The recommender system should be getting better and better all the time. It’s not enough to just start it and let it run, machine learning algorithms help the system “learn” the patterns, but the system still needs some guidance to provide relevant results. You need to improve it and make sure that whatever changes are introduced, you’re still going towards your business objective. Have you heard of the Netflix prize competition? It was an open competition for the best collaborative filtering algorithm. The goal of the competition was to improve member retention. The winners won 1 million dollars. Netflix knows well that they have to improve, and the better they get, the more money they make. Recommendations contribute to lower churn, which in turn means higher monthly revenue.
ROI of recommender systems
Recommender systems are used to help companies make more money by reducing churn and increasing sales. Let’s look at some numbers to prove it’s true.
As mentioned above, Netflix is constantly improving its recommendation engine. They’ve invested a lot of money and time in it, but it pays off – recommendations influence 80% of content watched on Netflix. The algorithms contribute to lower churn and help the company save 1 billion dollars a year in value from customer retention. Netflix is also mastering the art on recommending as fast as possible – a typical member will usually lose interest after 60 to 90 seconds, having browsed 10 to 20 titles. That’s not a lot, and yet Netflix manages to retain customers and attract new ones. In the second quarter of 2017, Netflix had a 32.3% year-over-year growth, adding 5.2 million subscribers to the existing 99 million members in the previous quarter. Now, let’s look at Amazon. Amazon’s revenue for the twelve months ending June 30, 2019, was $252.063B, a 21.11% increase year-over-year. Amazon is undoubtedly the king of online retail. The company introduced item-to-item collaborative filtering as early as 1998 and has been improving the recommendations ever since. In many services, including e-commerce platforms, recommendations are only present at one stage of the customer journey, but Amazon has integrated recommendations at every step of the way to maximize order value. Amazon has never revealed how much revenue is generated thanks to recommendations but McKinsey estimates that 35 percent of what consumers purchase on Amazon comes from product recommendations.

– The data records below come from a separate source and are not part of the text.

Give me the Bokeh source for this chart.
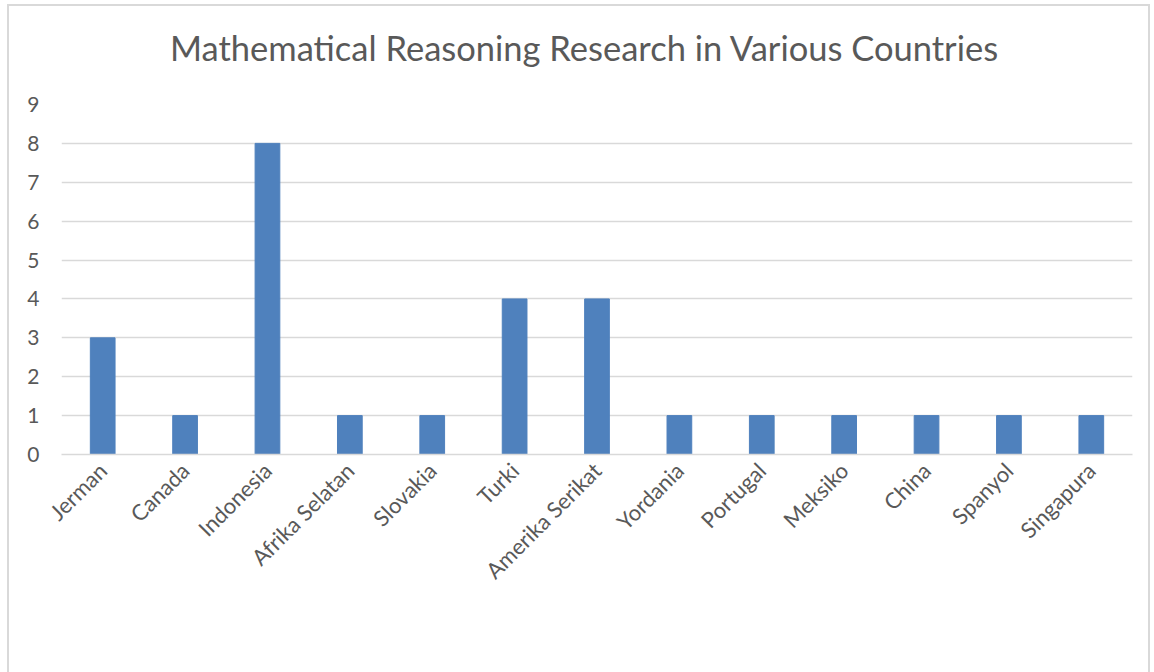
import math
from bokeh.plotting import figure
from bokeh.models import ColumnDataSource, Legend, LegendItem, Div, Spacer
from bokeh.layouts import column
from bokeh.embed import file_html
from bokeh.resources import INLINE

title_text = "Mathematical Reasoning Research in Various Countries"
countries = ["Jerman", "Canada", "Indonesia", "Afrika Selatan", "Slovakia", "Turki",
             "Amerika Serikat", "Yordania", "Portugal", "Meksiko", "China", "Spanyol", "Singapura"]
counts = [3, 1, 8, 1, 1, 4, 4, 1, 1, 1, 1, 1, 1]
y_ticks = [0, 1, 2, 3, 4, 5, 6, 7, 8, 9]

FONT = "Lato"
GREY = "#595959"
BLUE = "#4F81BD"

source = ColumnDataSource(data=dict(country=countries, count=counts))

title_div = Div(text=title_text, width=1139, height=86, margin=0,
                styles={"font-family": FONT, "font-size": "34.5px", "color": GREY,
                        "line-height": "84px", "padding-left": "161px",
                        "white-space": "nowrap"})

p = figure(x_range=countries, y_range=(0, 9), width=1139, height=556,
           frame_width=1071, frame_height=350,
           output_backend="svg", toolbar_location=None,
           min_border_left=52, min_border_right=16, min_border_top=12,
           min_border_bottom=0)

r = p.vbar(x="country", top="count", width=0.3, source=source,
           fill_color=BLUE, line_color=BLUE)

p.outline_line_color = None
p.xgrid.grid_line_color = None
p.ygrid.grid_line_color = "#d9d9d9"
p.ygrid.grid_line_width = 1.5
p.yaxis.ticker = y_ticks

p.yaxis.axis_line_color = None
p.yaxis.major_tick_line_color = None
p.yaxis.minor_tick_line_color = None
p.yaxis.major_label_text_font = FONT
p.yaxis.major_label_text_font_size = "21px"
p.yaxis.major_label_text_color = GREY
p.yaxis.major_label_standoff = 16

p.xaxis.axis_line_color = "#d9d9d9"
p.xaxis.axis_line_width = 1.5
p.xaxis.major_tick_line_color = None
p.xaxis.minor_tick_line_color = None
p.xaxis.major_label_orientation = math.pi / 4
p.xaxis.major_label_text_font = FONT
p.xaxis.major_label_text_font_size = "22px"
p.xaxis.major_label_text_color = GREY
p.xaxis.major_label_standoff = 6

legend = Legend(items=[LegendItem(label="Country", renderers=[r])],
                location="center", orientation="horizontal",
                label_text_font=FONT, label_text_font_size="21px",
                label_text_color=GREY, glyph_width=13, glyph_height=13,
                border_line_color=None, background_fill_alpha=0,
                margin=0, padding=0, label_standoff=5)
p.add_layout(legend, "below")

layout = column(title_div, p, Spacer(width=1139, height=40),
                spacing=0,
                styles={"border": "2px solid #d9d9d9", "margin-left": "7px",
                        "margin-top": "4px", "background-color": "white"})

open("out.html", "w").write(file_html(layout, INLINE))
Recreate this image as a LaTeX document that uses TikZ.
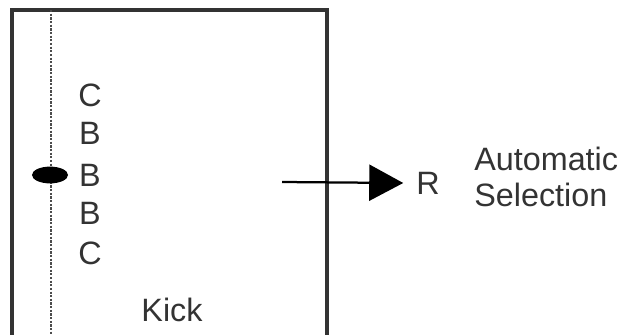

Measuring ROI of recommender systems
Evaluation metrics for recommendation engines are necessary if you want to see your return on investment but also to help you improve your model. Below, we’ll present a list of some standard metrics used to evaluate recommender systems. However, you should keep in mind that your recommendation engine is there to meet your specific goals, so you can add different metrics to the list.
Rating and prediction accuracy
These are some common metrics used to measure the recommender system’s performance.
- False-positive rate
- Mean average precision
- Mean absolute error
- Area under the ROC curve (AUC)
It’s the most important metric group that evaluates the engagement of users with the recommendations.
- Click-through rate (CTR)
- Conversion rate overall
- Conversion rate per user
The last group of metrics is the one that shows business results.
- Proportion of orders with recommendations
- Recommended items per order
- Increase in average order value
- Increase in revenue
Again, these are just some of the metrics that you can use and it’s crucial that you stick to the ones that measure the things that matter to your business. It’s always about the business first.
Is it worth it?
We can’t answer this question for you. One thing we know for sure: the early adopters of AI technologies benefit from increased revenue and higher customer satisfaction, having unlocked the potential hidden in all the data; however, those who fall behind risk never catching up. It’s hard to compete with data-driven companies, especially when you’re not a data-driven organization yourself.